Like all life on Earth, human life is fraught with life-threatening challenges. Many of those challenges originate in causes beyond human purview and control, forcing humanity to adapt or gradually succumb to its consequences.
The biggest and highest-order challenge not often talked about is nature’s entropy. A phenomenon described succinctly by Nobel Prize winner Richard Feynman as the irreversible decline of available energy from the fallout of the Big Bang Explosion and the source of unrelenting change and finite existence of everything in our universe, our planet, and the evolution of humanity.

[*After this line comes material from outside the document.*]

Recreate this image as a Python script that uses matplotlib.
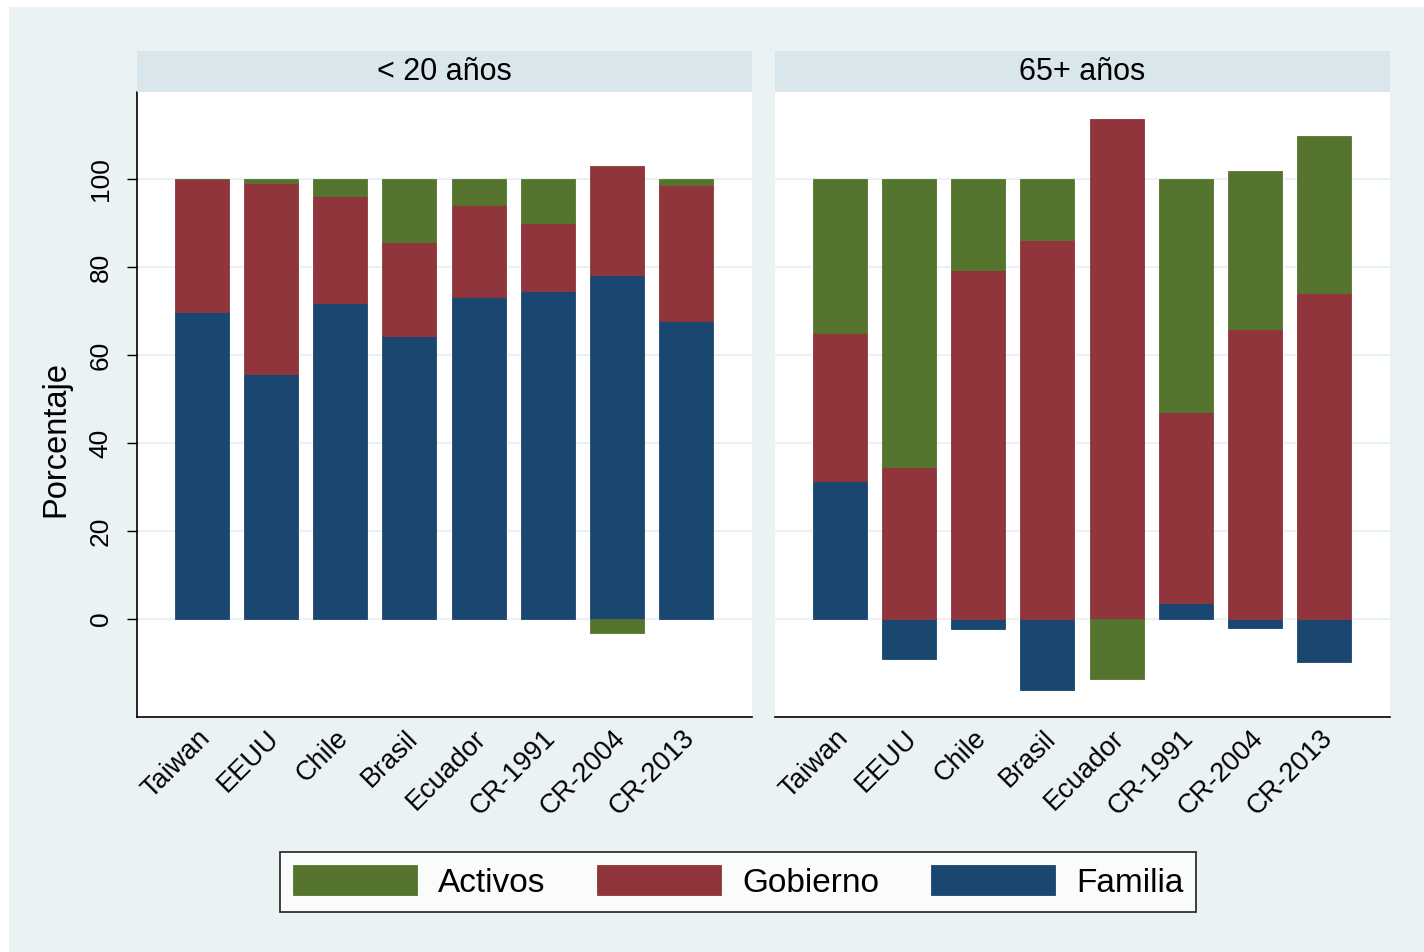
import matplotlib
matplotlib.use("Agg")
import matplotlib.pyplot as plt
import matplotlib.transforms as mtransforms
import numpy as np
from matplotlib.patches import Rectangle

plt.rcParams['font.family'] = ['Liberation Sans', 'DejaVu Sans']

categories = ["Taiwan", "EEUU", "Chile", "Brasil", "Ecuador", "CR-1991", "CR-2004", "CR-2013"]
panels = ["< 20 años", "65+ años"]

# < 20 años
fam_young = [69.8, 55.7, 71.8, 64.4, 73.3, 74.5, 78.2, 67.7]
gob_young = [30.2, 43.3, 24.3, 21.4, 20.9, 15.6, 24.8, 31.0]
act_young = [0.0, 1.0, 3.9, 14.2, 5.8, 9.9, -3.1, 1.3]

# 65+ años
fam_old = [31.4, -9.0, -2.2, -16.1, 0.0, 3.7, -2.0, -9.8]
gob_old = [33.5, 34.6, 79.3, 86.1, 113.6, 43.3, 66.0, 74.0]
act_old = [35.1, 65.4, 20.7, 13.9, -13.6, 53.0, 35.8, 35.8]

series_names = ["Familia", "Gobierno", "Activos"]
colors = {"Familia": "#1a476f", "Gobierno": "#90353b", "Activos": "#55752f"}
yticks = [0, 20, 40, 60, 80, 100]

W, H = 1424, 952
fig = plt.figure(figsize=(W / 100, H / 100), dpi=100, facecolor="white")
fig.patches.append(Rectangle((9 / W, 0), 1 - 9 / W, 1 - 7 / H, transform=fig.transFigure,
                             facecolor="#eaf2f3", edgecolor="none", zorder=-10))

def px(x0, y0, x1, y1):
    return [x0 / W, 1 - y1 / H, (x1 - x0) / W, (y1 - y0) / H]

axes_px = [(137, 92, 752, 717), (775, 92, 1390, 717)]
data = [(fam_young, gob_young, act_young), (fam_old, gob_old, act_old)]

handles = {}
for i, (box, title, vals) in enumerate(zip(axes_px, panels, data)):
    ax = fig.add_axes(px(*box))
    ax.set_facecolor("white")
    x = np.arange(len(categories))
    pos_bottom = np.zeros(len(categories))
    neg_bottom = np.zeros(len(categories))
    for name, v in zip(series_names, vals):
        v = np.array(v, dtype=float)
        bottoms = np.where(v >= 0, pos_bottom, neg_bottom)
        b = ax.bar(x, v, bottom=bottoms, width=0.78, color=colors[name],
                   edgecolor=colors[name], linewidth=0.6, zorder=3)
        handles[name] = b
        pos_bottom = pos_bottom + np.where(v > 0, v, 0)
        neg_bottom = neg_bottom + np.where(v < 0, v, 0)
    ax.set_xlim(-0.94, 7.955)
    ax.set_ylim(-22.3, 119.8)
    ax.set_yticks(yticks)
    for yt in yticks:
        ax.axhline(yt, color="#eaf2f3", linewidth=1.6, zorder=1)
    ax.set_xticks(x)
    ax.set_xticklabels(categories, rotation=45, ha="right", va="top",
                       rotation_mode="anchor", fontsize=19.5)
    ax.tick_params(axis="x", length=0, pad=6)
    off = mtransforms.ScaledTranslation(-5 / 100, 0, fig.dpi_scale_trans)
    for lab in ax.get_xticklabels():
        lab.set_transform(lab.get_transform() + off)
    for s in ["top", "right"]:
        ax.spines[s].set_visible(False)
    ax.spines["bottom"].set_color("black")
    ax.spines["bottom"].set_linewidth(1.2)
    if i == 0:
        ax.spines["left"].set_color("black")
        ax.spines["left"].set_linewidth(1.2)
        ax.set_yticklabels([str(t) for t in yticks], rotation=90, va="center", fontsize=19)
        ax.tick_params(axis="y", length=7.5, width=1.0, pad=10)
    else:
        ax.spines["left"].set_visible(False)
        ax.tick_params(axis="y", length=0, labelleft=False)
    # strip
    sx0, sy0, sx1, sy1 = box[0], 51, box[2], 92
    sax = fig.add_axes(px(sx0, sy0, sx1, sy1))
    sax.set_facecolor("#d9e6eb")
    sax.set_xticks([]); sax.set_yticks([])
    for s in sax.spines.values():
        s.set_visible(False)
    sax.text(0.5, 0.5, title, ha="center", va="center", fontsize=22, transform=sax.transAxes)

fig.text(56 / W, 1 - 439 / H, "Porcentaje", rotation=90, ha="center", va="center", fontsize=23.5)

leg = fig.legend([handles["Activos"], handles["Gobierno"], handles["Familia"]],
                 ["Activos", "Gobierno", "Familia"], loc="center",
                 bbox_to_anchor=(738 / W, 1 - 882 / H), ncol=3, fontsize=24,
                 frameon=True, fancybox=False, handlelength=3.72, handleheight=1.0,
                 handletextpad=0.63, columnspacing=1.56, borderpad=0.39,
                 borderaxespad=0)
leg.get_frame().set_edgecolor("black")
leg.get_frame().set_linewidth(1.3)
leg.get_frame().set_facecolor("white")

fig.savefig("out.png", dpi=100, facecolor=fig.get_facecolor())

Compared to other major species, humanity is uniquely positioned to deal with the slow yet unrelenting slide of nature’s entropy. Thankfully, humans are equipped with extraordinary intelligence by which a pattern-seeking species can discover the rules of nature’s game plan, predict the future, and develop according to nature’s guiding principles.
And yet, humanity has done the opposite. More than one hundred years after Albert Einstein discovered (almost) everything in our universe to revolve around general relativity, humanity has yet to apply the theory of relativity to itself.
A grandiose missed opportunity, as, in Einstein’s words, the theory determines what can be discovered. For at least one hundred years, humanity has deployed foregone and unquestionable approaches of ballooning solipsism incompatible with nature’s gameplay, and it shows.

By rejecting to continually reinvent itself along with the constitutions of its own making, humanity has caused severe damage to itself and the environment it depends on for survival. Unchanged, the vector of human expansion will diverge even further from nature’s vector, resulting in the compounding detriment of an anthropogenic cascade and, eventually, self-induced human extinction.
Humanity can and must normalize itself against the latest and highest-order truths of nature to improve its adaptability to nature’s entropy and prolong the survival of the human race.